Edward IV, Parts 1 and 2 is a two-part Elizabethan history play centring on the personal life of King Edward IV of England. It was published without an author's name attached, but is often attributed to Thomas Heywood, perhaps writing with collaborators.

==Publication history==
The two parts were entered into the Stationers' Register together on 28 August 1599, and were published together later that year in a quarto issued by the bookseller John Oxenbridge. The title page of the first edition states that the play was acted by "the Earl of Derby his servants". A second quarto was released in 1600 by Oxenbridge and Humphrey Lownes. The play was popular, and was reprinted in 1605, 1613, 1619, and 1626. All of the early quartos were anonymous; Heywood was first connected with the plays by Francis Kirkman in his 1661 play list.

==Plot==
The central character in the play is Jane Shore, the king's mistress. The historical events of the reign of Edward IV form a background, involving "the bastard Faulconbridge," the "Tanner of Tamworth," and other figures of the era. The play draws material from the 1587 edition of Holinshed's Chronicles.

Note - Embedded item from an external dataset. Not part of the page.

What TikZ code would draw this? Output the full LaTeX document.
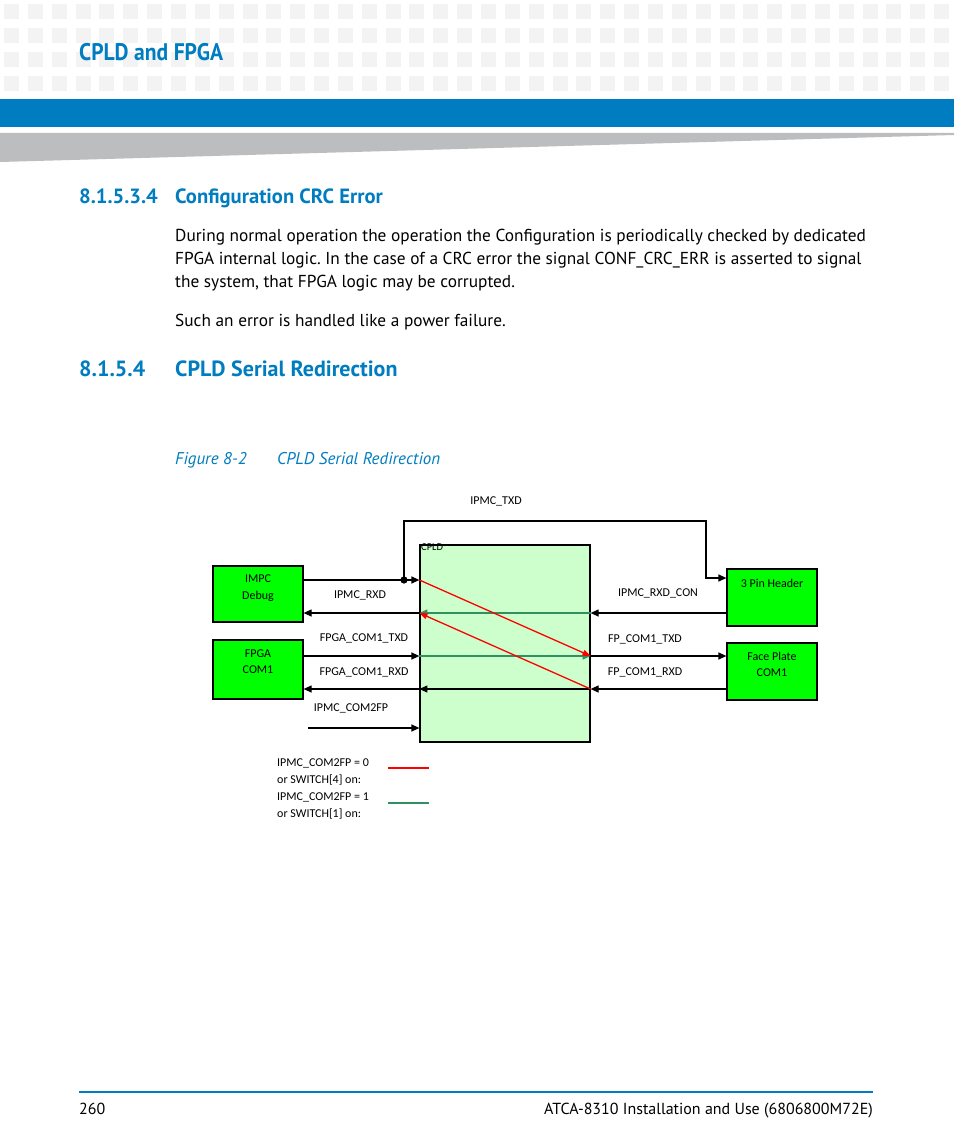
\documentclass[tikz,border=0pt]{standalone}
\usepackage{fontspec}
\setmainfont{PT Sans}
\newfontfamily\diagf{Carlito}
\newfontfamily\headf[FakeStretch=0.9]{PT Sans}
\usetikzlibrary{arrows.meta,calc}
\definecolor{band}{RGB}{0,125,192}
\definecolor{sq}{RGB}{243,243,243}
\definecolor{wedge}{RGB}{188,189,191}
\definecolor{boxgreen}{RGB}{0,255,0}
\definecolor{cpldfill}{RGB}{204,255,204}
\definecolor{sgreen}{RGB}{47,145,96}
\definecolor{rred}{RGB}{255,0,0}
\frenchspacing
\begin{document}
\begin{tikzpicture}[x=1pt,y=-1pt,
  gbox/.style={draw=black,line width=1.2pt,fill=boxgreen,inner sep=0pt},
  lbl/.style={font=\diagf\fontsize{12}{14}\selectfont,inner sep=0pt},
  body/.style={font=\fontsize{17.3}{20}\selectfont,anchor=base west,inner sep=0pt},
  hnum/.style={font=\bfseries\fontsize{20.6}{24}\selectfont,text=band,anchor=base west,inner sep=0pt},
  arr/.style={line width=1.2pt,-{Triangle[length=8pt,width=7pt]}},
  wire/.style={line width=1.2pt},
  garr/.style={draw=sgreen,line width=1.3pt,-{Triangle[length=8pt,width=7pt]}},
  rarr/.style={draw=rred,line width=1.3pt,-{Triangle[length=8pt,width=6pt]}}]
\useasboundingbox (0,0) rectangle (954,1145);
\fill[white] (0,0) rectangle (954,1145);
% header pattern
\foreach \r in {4,28,52,76} {\foreach \c in {0,...,39} {\fill[sq] ({4+\c*23.85},\r) rectangle ++(15,15.5);}}
\fill[band] (0,99) rectangle (954,127);
\fill[wedge] (0,133) -- (954,133) -- (954,135) -- (0,162) -- cycle;
\node[anchor=base west,inner sep=0pt,text=band,font=\headf\bfseries\fontsize{24}{28}\selectfont] (title) at (79,61) {CPLD and FPGA};
% headings and text
\node[hnum] (h1n) at (79,203) {8.1.5.3.4};
\node[hnum] (h1t) at (175,203) {Configuration CRC Error};
\node[body] (b1) at (175,241) {During normal operation the operation the Configuration is periodically checked by dedicated};
\node[body] (b2) at (175,264) {FPGA internal logic. In the case of a CRC error the signal CONF\_CRC\_ERR is asserted to signal};
\node[body] (b3) at (175,287) {the system, that FPGA logic may be corrupted.};
\node[body] (b4) at (175,326) {Such an error is handled like a power failure.};
\node[hnum,font=\bfseries\fontsize{22}{26}\selectfont] (h2n) at (79,376) {8.1.5.4};
\node[hnum,font=\bfseries\fontsize{22}{26}\selectfont] (h2t) at (175,376) {CPLD Serial Redirection};
\node[body,text=band,font=\itshape\fontsize{17}{20}\selectfont] (cap1) at (175,464) {Figure 8-2};
\node[body,text=band,font=\itshape\fontsize{17}{20}\selectfont] (cap2) at (277,464) {CPLD Serial Redirection};
% diagram boxes
\node[draw=black,line width=1.2pt,fill=cpldfill,minimum width=170pt,minimum height=197pt,inner sep=0pt] (cpld) at (505,643.5) {};
\node[lbl,anchor=west,font=\diagf\fontsize{10.5}{12}\selectfont] (cpldl) at (421,547) {CPLD};
\node[gbox,minimum width=90pt,minimum height=56pt] (impc) at (258,594) {};
\node[gbox,minimum width=90pt,minimum height=59pt] (fpga) at (258,669.5) {};
\node[gbox,minimum width=90pt,minimum height=57pt] (hdr) at (772,597.5) {};
\node[gbox,minimum width=90pt,minimum height=57pt] (fp) at (772,671.5) {};
\node[lbl] (t1) at (258,579) {IMPC};
\node[lbl] (t2) at (258,596) {Debug};
\node[lbl] (t3) at (258,654) {FPGA};
\node[lbl] (t4) at (258,670) {COM1};
\node[lbl] (t5) at (772,583) {3 Pin Header};
\node[lbl] (t6) at (772,656) {Face Plate};
\node[lbl] (t7) at (772,673) {COM1};
% signal labels
\node[lbl] (l1) at (496,501) {IPMC\_TXD};
\node[lbl] (l2) at (360,595) {IPMC\_RXD};
\node[lbl] (l3) at (364,638) {FPGA\_COM1\_TXD};
\node[lbl] (l4) at (364,672) {FPGA\_COM1\_RXD};
\node[lbl] (l5) at (351,708) {IPMC\_COM2FP};
\node[lbl] (l6) at (658,593) {IPMC\_RXD\_CON};
\node[lbl] (l7) at (645,639) {FP\_COM1\_TXD};
\node[lbl] (l8) at (645,672) {FP\_COM1\_RXD};
% port coordinates
\coordinate (ie1) at ([yshift=14]impc.east);
\coordinate (ie2) at ([yshift=-19]impc.east);
\coordinate (fe1) at ([yshift=13.5]fpga.east);
\coordinate (fe2) at ([yshift=-19.5]fpga.east);
\coordinate (hw1) at ([yshift=19.5]hdr.west);
\coordinate (hw2) at ([yshift=-15.5]hdr.west);
\coordinate (pw1) at ([yshift=15.5]fp.west);
\coordinate (pw2) at ([yshift=-17.5]fp.west);
% inner routing
\draw[garr] (hw2 -| cpld.east) -- (hw2 -| cpld.west);
\draw[garr] (fe1 -| cpld.west) -- (fe1 -| cpld.east);
\draw[arr] (pw2 -| cpld.east) -- (pw2 -| cpld.west);
\draw[rarr] (ie1 -| cpld.west) -- (pw1 -| cpld.east);
\draw[rarr] (pw2 -| cpld.east) -- (ie2 -| cpld.west);
% outer connectors
\draw[arr] (ie1) -- (ie1 -| cpld.west);
\coordinate (jn) at (404,580);
\fill (jn) circle (3.6pt);
\draw[arr] (ie2 -| cpld.west) -- (ie2);
\draw[arr] (fe1) -- (fe1 -| cpld.west);
\draw[arr] (fe2 -| cpld.west) -- (fe2);
\coordinate (c2fp) at (308,728);
\draw[arr] (c2fp) -- (c2fp -| cpld.west);
\draw[arr] (hw2) -- (hw2 -| cpld.east);
\draw[arr] (pw1 -| cpld.east) -- (pw1);
\draw[arr] (pw2) -- (pw2 -| cpld.east);
\draw[wire,-{Triangle[length=8pt,width=7pt]}] (jn) -- (404,521) -- (706,521) -- (hw1 -| 706,0) -- (hw1);
% legend
\node[lbl,anchor=west] (g1t) at (277,763) {IPMC\_COM2FP = 0};
\node[lbl,anchor=west] (g2t) at (277,780) {or SWITCH[4] on:};
\node[lbl,anchor=west] (g3t) at (277,797) {IPMC\_COM2FP = 1};
\node[lbl,anchor=west] (g4t) at (277,814) {or SWITCH[1] on:};
\coordinate (lr1) at (388,768); \coordinate (lr2) at (429,768);
\coordinate (lg1) at (388,803); \coordinate (lg2) at (429,803);
\draw[rred,line width=1.6pt] (lr1) -- (lr2);
\draw[sgreen,line width=1.6pt] (lg1) -- (lg2);
% footer
\coordinate (f1) at (79,1092); \coordinate (f2) at (873,1092);
\draw[band,line width=1.8pt] (f1) -- (f2);
\node[body,font=\fontsize{16}{19}\selectfont] (pg) at (79,1114) {260};
\node[body,anchor=base east,font=\fontsize{16}{19}\selectfont] (doc) at (873,1114) {ATCA-8310 Installation and Use (6806800M72E)};
\end{tikzpicture}
\end{document}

The play shows Edward wooing Jane, Jane struggling with the morality of accepting the king's offers, but using her influence to grant pardons to those wrongfully punished. In the end she expresses regret for her relationship with Edward. After Edward's death she is cast out by the new king Richard III. In this version of events, Jane is reconciled with her husband right before dying. They are buried together in a ditch which is named "Shores Ditch, as in the memory of them". This is supposed to be the origin of the name Shoreditch.

==Author==
The play has often been attributed to Heywood; the normally cautious W. W. Greg regarded it as "undoubtedly Heywood's" — though the rarely cautious F. G. Fleay demurred. Some scholars have dated the play as early as 1594; others have favored a date toward the end of that decade. The records of theatre manager Philip Henslowe show that Henry Chettle and John Day were working on a play about Jane Shore in May 1603 for Worcester's Men, the company with which Heywood was associated at the time. A play on Jane Shore was popular in the first decade of the 17th century, and is mentioned in The Knight of the Burning Pestle (1607) and Pimlico or Run Red-Cap (1609). In Part 1 of Edward IV, Act III scene ii, is a three-part song about the Battle of Agincourt that strongly resembles Michael Drayton's The Ballad of Agincourt — and Drayton was a regular writer for Henslowe c. 1600 and frequently collaborated with Chettle and others. All of these facts and factors, taken together, suggest that Edward IV was composed by Heywood, perhaps with other Henslowe house dramatists, and perhaps revised over a span of years by various hands.

==Performances==
In 1607, a company of English actors touring Austria were at the archducal court of Graz; on 19 November they performed, for Archduke Ferdinand II and his duchess Maria Anna of Bavaria, a play called The King of England and the Goldsmith's Wife — which might have been Edward IV.